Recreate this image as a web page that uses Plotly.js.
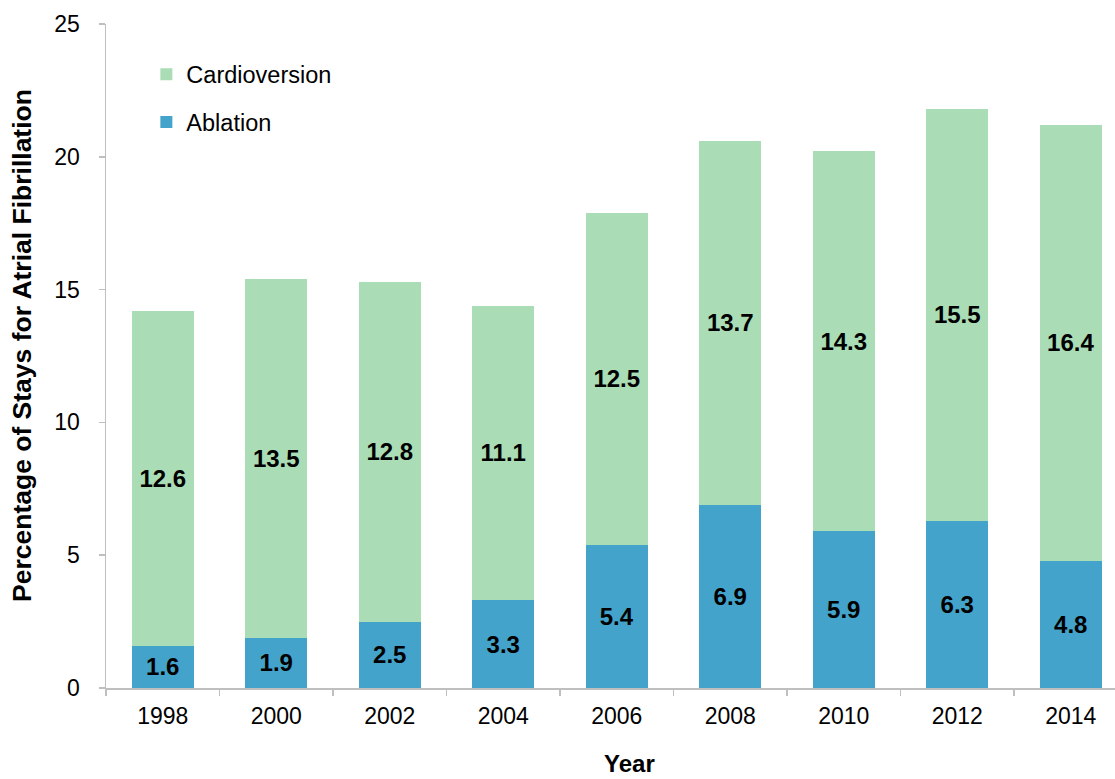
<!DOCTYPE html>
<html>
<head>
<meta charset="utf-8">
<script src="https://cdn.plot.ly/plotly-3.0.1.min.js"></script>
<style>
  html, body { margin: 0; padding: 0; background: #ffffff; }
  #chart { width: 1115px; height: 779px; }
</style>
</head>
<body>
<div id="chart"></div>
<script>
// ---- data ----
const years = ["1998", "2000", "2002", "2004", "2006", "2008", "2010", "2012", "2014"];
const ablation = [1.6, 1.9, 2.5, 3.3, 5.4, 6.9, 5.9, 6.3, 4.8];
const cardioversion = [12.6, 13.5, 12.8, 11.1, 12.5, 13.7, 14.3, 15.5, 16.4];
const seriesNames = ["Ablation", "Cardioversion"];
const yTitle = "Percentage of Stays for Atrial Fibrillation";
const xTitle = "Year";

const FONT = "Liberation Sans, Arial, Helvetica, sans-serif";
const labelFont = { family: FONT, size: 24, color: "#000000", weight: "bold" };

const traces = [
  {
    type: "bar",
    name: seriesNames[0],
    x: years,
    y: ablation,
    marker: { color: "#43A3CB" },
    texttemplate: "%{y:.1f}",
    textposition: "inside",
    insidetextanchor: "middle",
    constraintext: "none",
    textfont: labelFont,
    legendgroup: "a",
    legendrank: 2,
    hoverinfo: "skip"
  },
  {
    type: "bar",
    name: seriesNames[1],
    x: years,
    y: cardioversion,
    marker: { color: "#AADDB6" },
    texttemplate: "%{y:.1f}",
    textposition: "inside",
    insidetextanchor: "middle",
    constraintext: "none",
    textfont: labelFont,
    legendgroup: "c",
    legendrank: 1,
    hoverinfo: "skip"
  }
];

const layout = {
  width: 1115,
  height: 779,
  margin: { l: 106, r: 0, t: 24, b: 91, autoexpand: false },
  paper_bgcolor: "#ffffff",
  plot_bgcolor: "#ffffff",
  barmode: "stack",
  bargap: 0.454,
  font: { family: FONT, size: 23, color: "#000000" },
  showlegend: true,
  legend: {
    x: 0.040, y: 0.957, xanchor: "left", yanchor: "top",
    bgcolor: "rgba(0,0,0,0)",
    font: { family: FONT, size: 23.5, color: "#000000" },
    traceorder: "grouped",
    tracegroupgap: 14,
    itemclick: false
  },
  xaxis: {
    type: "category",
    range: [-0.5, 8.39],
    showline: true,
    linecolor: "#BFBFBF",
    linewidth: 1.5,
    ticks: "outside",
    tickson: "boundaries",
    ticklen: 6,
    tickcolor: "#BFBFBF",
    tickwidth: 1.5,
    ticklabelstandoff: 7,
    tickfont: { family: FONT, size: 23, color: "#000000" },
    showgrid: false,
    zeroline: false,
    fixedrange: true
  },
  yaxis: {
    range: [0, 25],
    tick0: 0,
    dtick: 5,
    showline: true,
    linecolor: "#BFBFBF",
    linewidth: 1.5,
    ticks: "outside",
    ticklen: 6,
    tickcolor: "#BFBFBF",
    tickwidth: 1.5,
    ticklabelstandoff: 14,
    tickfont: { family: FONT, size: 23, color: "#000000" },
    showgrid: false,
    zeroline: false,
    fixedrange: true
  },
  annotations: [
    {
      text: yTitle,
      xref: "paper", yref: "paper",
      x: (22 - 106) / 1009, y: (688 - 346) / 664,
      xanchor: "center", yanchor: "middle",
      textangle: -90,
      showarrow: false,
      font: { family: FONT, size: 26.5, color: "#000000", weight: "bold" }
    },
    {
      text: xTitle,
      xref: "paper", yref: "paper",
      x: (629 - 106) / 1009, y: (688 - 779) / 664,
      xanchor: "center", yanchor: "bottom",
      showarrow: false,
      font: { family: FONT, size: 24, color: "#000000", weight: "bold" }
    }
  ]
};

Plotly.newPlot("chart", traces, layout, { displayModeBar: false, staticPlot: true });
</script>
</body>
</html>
----
* **Given problem**
Retype the whole listing exactly and leave the pictures out.

* **Result of this exercise**
Recreate this image as a web page that uses Plotly.js.
<!DOCTYPE html>
<html>
<head>
<meta charset="utf-8">
<script src="https://cdn.plot.ly/plotly-3.0.1.min.js"></script>
<style>
  html, body { margin: 0; padding: 0; background: #ffffff; }
  #chart { width: 1115px; height: 779px; }
</style>
</head>
<body>
<div id="chart"></div>
<script>
// ---- data ----
const years = ["1998", "2000", "2002", "2004", "2006", "2008", "2010", "2012", "2014"];
const ablation = [1.6, 1.9, 2.5, 3.3, 5.4, 6.9, 5.9, 6.3, 4.8];
const cardioversion = [12.6, 13.5, 12.8, 11.1, 12.5, 13.7, 14.3, 15.5, 16.4];
const seriesNames = ["Ablation", "Cardioversion"];
const yTitle = "Percentage of Stays for Atrial Fibrillation";
const xTitle = "Year";

const FONT = "Liberation Sans, Arial, Helvetica, sans-serif";
const labelFont = { family: FONT, size: 24, color: "#000000", weight: "bold" };

const traces = [
  {
    type: "bar",
    name: seriesNames[0],
    x: years,
    y: ablation,
    marker: { color: "#43A3CB" },
    texttemplate: "%{y:.1f}",
    textposition: "inside",
    insidetextanchor: "middle",
    constraintext: "none",
    textfont: labelFont,
    legendgroup: "a",
    legendrank: 2,
    hoverinfo: "skip"
  },
  {
    type: "bar",
    name: seriesNames[1],
    x: years,
    y: cardioversion,
    marker: { color: "#AADDB6" },
    texttemplate: "%{y:.1f}",
    textposition: "inside",
    insidetextanchor: "middle",
    constraintext: "none",
    textfont: labelFont,
    legendgroup: "c",
    legendrank: 1,
    hoverinfo: "skip"
  }
];

const layout = {
  width: 1115,
  height: 779,
  margin: { l: 106, r: 0, t: 24, b: 91, autoexpand: false },
  paper_bgcolor: "#ffffff",
  plot_bgcolor: "#ffffff",
  barmode: "stack",
  bargap: 0.454,
  font: { family: FONT, size: 23, color: "#000000" },
  showlegend: true,
  legend: {
    x: 0.040, y: 0.957, xanchor: "left", yanchor: "top",
    bgcolor: "rgba(0,0,0,0)",
    font: { family: FONT, size: 23.5, color: "#000000" },
    traceorder: "grouped",
    tracegroupgap: 14,
    itemclick: false
  },
  xaxis: {
    type: "category",
    range: [-0.5, 8.39],
    showline: true,
    linecolor: "#BFBFBF",
    linewidth: 1.5,
    ticks: "outside",
    tickson: "boundaries",
    ticklen: 6,
    tickcolor: "#BFBFBF",
    tickwidth: 1.5,
    ticklabelstandoff: 7,
    tickfont: { family: FONT, size: 23, color: "#000000" },
    showgrid: false,
    zeroline: false,
    fixedrange: true
  },
  yaxis: {
    range: [0, 25],
    tick0: 0,
    dtick: 5,
    showline: true,
    linecolor: "#BFBFBF",
    linewidth: 1.5,
    ticks: "outside",
    ticklen: 6,
    tickcolor: "#BFBFBF",
    tickwidth: 1.5,
    ticklabelstandoff: 14,
    tickfont: { family: FONT, size: 23, color: "#000000" },
    showgrid: false,
    zeroline: false,
    fixedrange: true
  },
  annotations: [
    {
      text: yTitle,
      xref: "paper", yref: "paper",
      x: (22 - 106) / 1009, y: (688 - 346) / 664,
      xanchor: "center", yanchor: "middle",
      textangle: -90,
      showarrow: false,
      font: { family: FONT, size: 26.5, color: "#000000", weight: "bold" }
    },
    {
      text: xTitle,
      xref: "paper", yref: "paper",
      x: (629 - 106) / 1009, y: (688 - 779) / 664,
      xanchor: "center", yanchor: "bottom",
      showarrow: false,
      font: { family: FONT, size: 24, color: "#000000", weight: "bold" }
    }
  ]
};

Plotly.newPlot("chart", traces, layout, { displayModeBar: false, staticPlot: true });
</script>
</body>
</html>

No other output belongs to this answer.